Es verdad que hoy estaba dispuesto a escribir sobre el nuevo éxito de nuestra selección de baloncesto y del escándalo de los árbitros, improvisado asidero al que, como ese náufrago que espera, agotado y a punto de hundirse, el rescate salvador antes de irse sin remedio al fondo, tuvieron que recurrir en innumerables ocasiones a lo largo del partido los jugadores de Estados Unidos, sorprendidos por el empuje y el juego de altísimo nivel exhibido por los nuestros. Los jueces estuvieron siempre ahí, del lado del más fuerte, posiblemente conscientes de que cualquier resultado que no acabara con el señor Kobe Bryant recogiendo la medalla de oro que le pertenecía desde el día de la inauguración podría acarrearles a ellos mismos algún problema. De todas formas, comparado con el asalto danés al barco croata del otro día y la posterior decisión del COI, lo del baloncesto de hoy ha sido un juego de niños, una jaimitada que puede sobrellevarse con cierta dignidad porque más de uno la intuía antes de que se produjera.
Sin embargo luego creí que quizá lo más justo fuera dedicarle el artículo de hoy al nuevo éxito de nuestra selección de balonmano, injustamente tratada, permanentemente olvidada, buscando siempre un minuto de nuestra atención a base de gestas memorables. Absolutamente nadie contaba en las quinielas del podio con España, inmersa en un costoso proceso de renovación, pero, como ya he dicho en otras ocasiones, nuestro balonmano paga la indiferencia con medallas y títulos porque es un cheque en blanco y sus jugadores son de fiar, ¿o no le comprarían ustedes un coche usado y sin puertas a mi admirado Barrufet? A Juan Carlos Pastor le han puesto de vuelta y media aunque al final ha sacado fuerzas de flaqueza y, remontando, ha obtenido el bronce. Si España hubiera jugado como lo hizo hoy contra Croacia no me cabe la menor duda de que habría estado disputándoles el oro a los franceses.

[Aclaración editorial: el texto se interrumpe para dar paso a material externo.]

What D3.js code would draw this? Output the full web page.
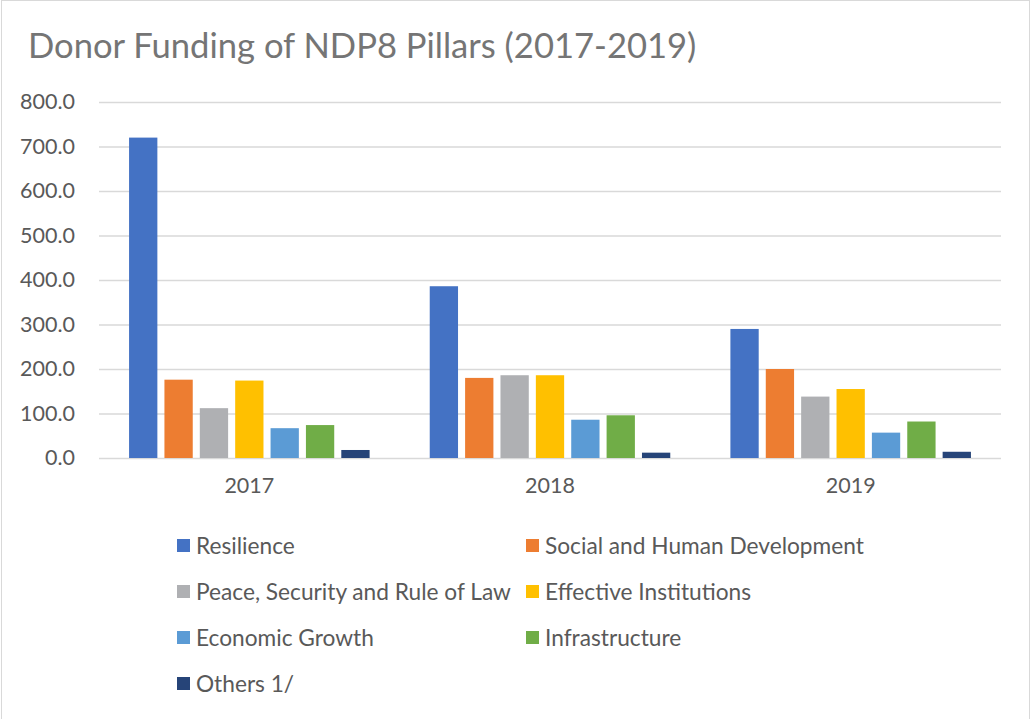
<!DOCTYPE html>
<html>
<head>
<meta charset="utf-8">
<script src="https://cdn.jsdelivr.net/npm/d3@7/dist/d3.min.js"></script>
<style>
  html, body { margin: 0; padding: 0; background: #fff; }
  svg { display: block; }
  text { font-family: Lato, "Open Sans", sans-serif; }
</style>
</head>
<body>
<svg id="chart" width="1031" height="719"></svg>
<script>
// Years on the category axis
const years = ["2017", "2018", "2019"];

// NDP8 pillars (one series each)
const pillars = [
  "Resilience",
  "Social and Human Development",
  "Peace, Security and Rule of Law",
  "Effective Institutions",
  "Economic Growth",
  "Infrastructure",
  "Others 1/"
];

// Funding per pillar, one value per year
const resilience   = [720.0, 386.0, 290.0];
const socialHuman  = [176.0, 180.0, 200.0];
const peaceSec     = [112.0, 186.0, 138.0];
const effectiveIns = [174.0, 186.0, 155.0];
const econGrowth   = [67.0, 86.0, 57.0];
const infrastruct  = [74.0, 96.0, 82.0];
const others       = [18.0, 12.0, 14.0];

const seriesValues = [resilience, socialHuman, peaceSec, effectiveIns, econGrowth, infrastruct, others];

// Y axis ticks
const yTicks = [0, 100, 200, 300, 400, 500, 600, 700, 800];

const colors = ["#4472C4", "#ED7D31", "#AFB0B3", "#FFC000", "#5B9BD5", "#70AD47", "#264478"];

const svg = d3.select("#chart");
const W = 1031, H = 719;

// Chart area outline
svg.append("rect")
  .attr("x", 1.5).attr("y", 0.5)
  .attr("width", W - 3).attr("height", H + 5)
  .attr("fill", "#fff").attr("stroke", "#d9d9d9").attr("stroke-width", 1);

// Title
svg.append("text")
  .attr("x", 28).attr("y", 58)
  .attr("font-size", 34.6)
  .attr("fill", "#757575")
  .text("Donor Funding of NDP8 Pillars (2017-2019)");

const plot = { left: 99, right: 1001, top: 102, bottom: 458 };

const y = d3.scaleLinear().domain([0, 800]).range([plot.bottom, plot.top]);

const x0 = d3.scaleBand().domain(years)
  .range([plot.left, plot.right])
  .paddingInner(0.2).paddingOuter(0.1);

const x1 = d3.scaleBand().domain(pillars)
  .range([0, x0.bandwidth()])
  .paddingInner(0.2).paddingOuter(0);

const color = d3.scaleOrdinal().domain(pillars).range(colors);

// Horizontal gridlines and value labels
const yAxis = d3.axisLeft(y)
  .tickValues(yTicks)
  .tickSize(-(plot.right - plot.left))
  .tickPadding(24)
  .tickFormat(d3.format(".1f"));

const gy = svg.append("g")
  .attr("transform", `translate(${plot.left},0)`)
  .call(yAxis);
gy.select(".domain").remove();
gy.selectAll(".tick line").attr("stroke", "#d9d9d9").attr("stroke-width", 1.5);
gy.selectAll(".tick text")
  .attr("fill", "#595959")
  .attr("font-size", 21.5)
  .attr("font-family", "Lato, sans-serif");

// Bars
const rows = years.map((yr, i) => ({
  year: yr,
  values: pillars.map((p, j) => ({ pillar: p, value: seriesValues[j][i] }))
}));

const groups = svg.append("g").selectAll("g")
  .data(rows).join("g")
  .attr("transform", d => `translate(${x0(d.year)},0)`);

groups.selectAll("rect")
  .data(d => d.values).join("rect")
  .attr("x", d => x1(d.pillar))
  .attr("y", d => y(d.value))
  .attr("width", x1.bandwidth())
  .attr("height", d => y(0) - y(d.value))
  .attr("fill", d => color(d.pillar));

// Category axis labels
const xAxis = d3.axisBottom(x0).tickSize(0).tickPadding(20);
const gx = svg.append("g")
  .attr("transform", `translate(0,${plot.bottom})`)
  .call(xAxis);
gx.select(".domain").remove();
gx.selectAll(".tick text")
  .attr("fill", "#595959")
  .attr("font-size", 21.5)
  .attr("font-family", "Lato, sans-serif");

// Legend: two columns, four rows
const legend = svg.append("g");
const colX = [177, 526];
const rowY = [546, 592, 638, 684];
const items = legend.selectAll("g")
  .data(pillars).join("g")
  .attr("transform", (d, i) => `translate(${colX[i % 2]},${rowY[Math.floor(i / 2)]})`);

items.append("rect")
  .attr("x", 0).attr("y", -7)
  .attr("width", 13).attr("height", 13)
  .attr("fill", d => color(d));

items.append("text")
  .attr("x", 19).attr("y", 0)
  .attr("dy", "0.35em")
  .attr("font-size", 22.7)
  .attr("fill", "#595959")
  .text(d => d);
</script>
</body>
</html>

Pero, sin poder decidirme aún ni por la plata del baloncesto ni por el bronce del balonmano, de repente me he dado perfecta cuenta de que la heroína española de estos Juegos estaba ahí mismo, justo delante de mis ojos, bella, serena, disciplinada y campeona en el sentido literal de la palabra. Cuando Almudena Cid acudió a los Juegos Olímpicos de Atlanta de 1996, Ricky Rubio, que hoy recogía su medalla de plata convertido en el deportista más jóven de la historia en lograrlo, todavía no había nacido. Es posible que su emocionante gesto besando el tapiz después de su último ejercicio pase inadvertido ante el arrollador empuje de Bolt, la potencia acuática de Phelps o esa extraordinaria capacidad que tiene Isinbayeva para superarse a sí misma. Ellos tres fueron los mejores por tierra, mar y aire, nunca mejor dicho, pero aún tendrá que pasar un tiempo para que reconozcamos el mérito que tiene lo conseguido por Almudena, la única gimnasta que ha conseguido sobrevivir a cuatro Juegos, clasificándose para las finales de todos ellos. Se marcha una gran campeona, dice adiós una guerrera que se merece nuestro cariño y nuestro más profundo respeto.